Anthropic Unveils New AI "Constitution" for Claude

2026-01-22

Anthropic PBC has unveiled an updated version of the Claude Charter today, a document outlining how its large language model series should process user prompts.

The company initially released the original version of this document in May 2023. It contained directives aimed at preventing Claude from generating harmful or unhelpful outputs. Recognizing limitations in these initial instructions, Anthropic opted to draft a new constitutional framework.

A primary challenge identified was Claude's difficulty in applying broad, human-authored guidelines to novel situations. If safety instructions for the LLM did not explicitly specify how to address a particular prompt, the model might produce an incorrect or undesirable response.

According to Anthropic, the new charter not only provides instructions for the Claude models but also explains "why we want them to behave in certain ways." This explanatory component makes it easier for the large language models to apply principles to unfamiliar tasks.
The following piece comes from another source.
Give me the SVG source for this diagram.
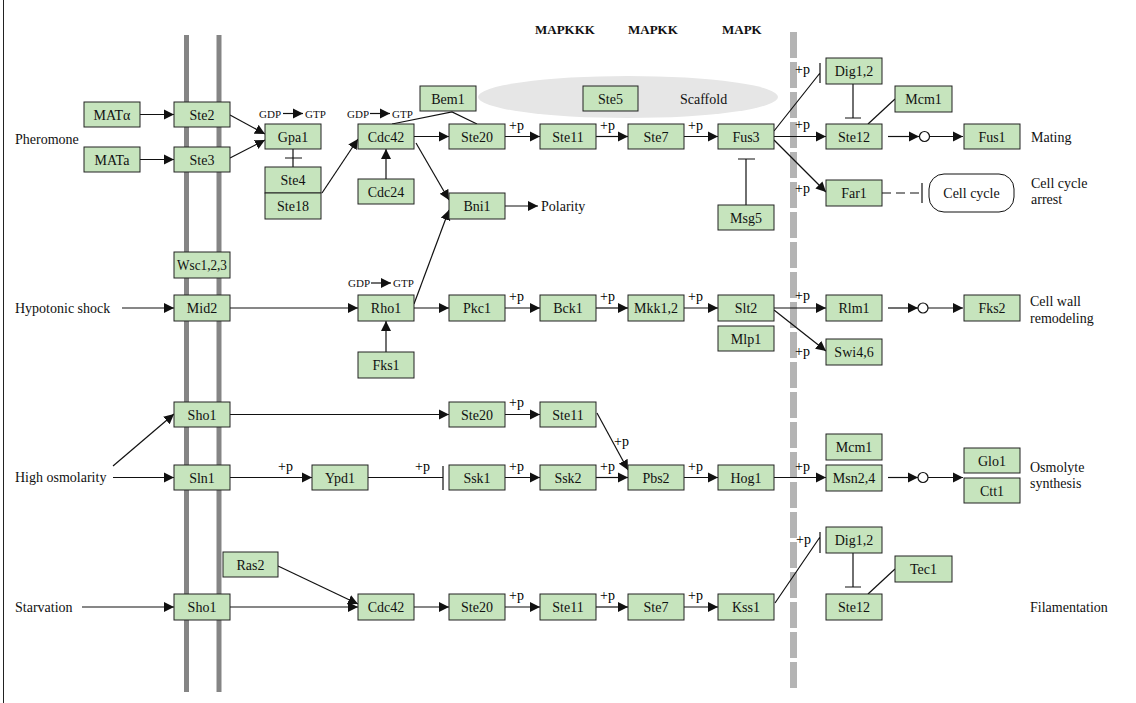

The revised charter is structured around four core directives. First, Claude should be "genuinely helpful" by ensuring its outputs align with user needs. For instance, the charter stipulates the LLM series should not generate programming code in languages beyond what a developer has requested.

The next section of the document clearly states Claude should be "broadly safe." Anthropic clarifies this means the model should not perform actions the user has prohibited. Claude is also required to maintain transparency regarding its decision-making process.

The charter's other two core priorities are ensuring Claude is "broadly ethical" and adheres to "more specific guidelines" provided by Anthropic. Some of these guidelines explicitly detail how the LLM series should resist jailbreak attempts. Others offer Claude direction on interacting with third-party applications.

This constitutional framework is integrated into Claude's training dataset. Furthermore, the large language models in the series utilize this document to generate additional synthetic training materials. One method Claude employs to create synthetic data is by simulating chat sessions where the charter's guidelines would be applicable.

Anthropic notes the document serves additional purposes. The company's clients can use it to assess whether prompt responses comply with Claude's charter. If discrepancies are found, they can provide feedback to Anthropic.

The company has released the charter under the Creative Commons CC0 1.0 license, allowing public, royalty-free use. Anthropic's primary competitor, OpenAI Group PBC, has adopted the same licensing for its own AI constitution. That document covers many topics similar to the Claude guidelines and forms part of the GPT-5 training dataset.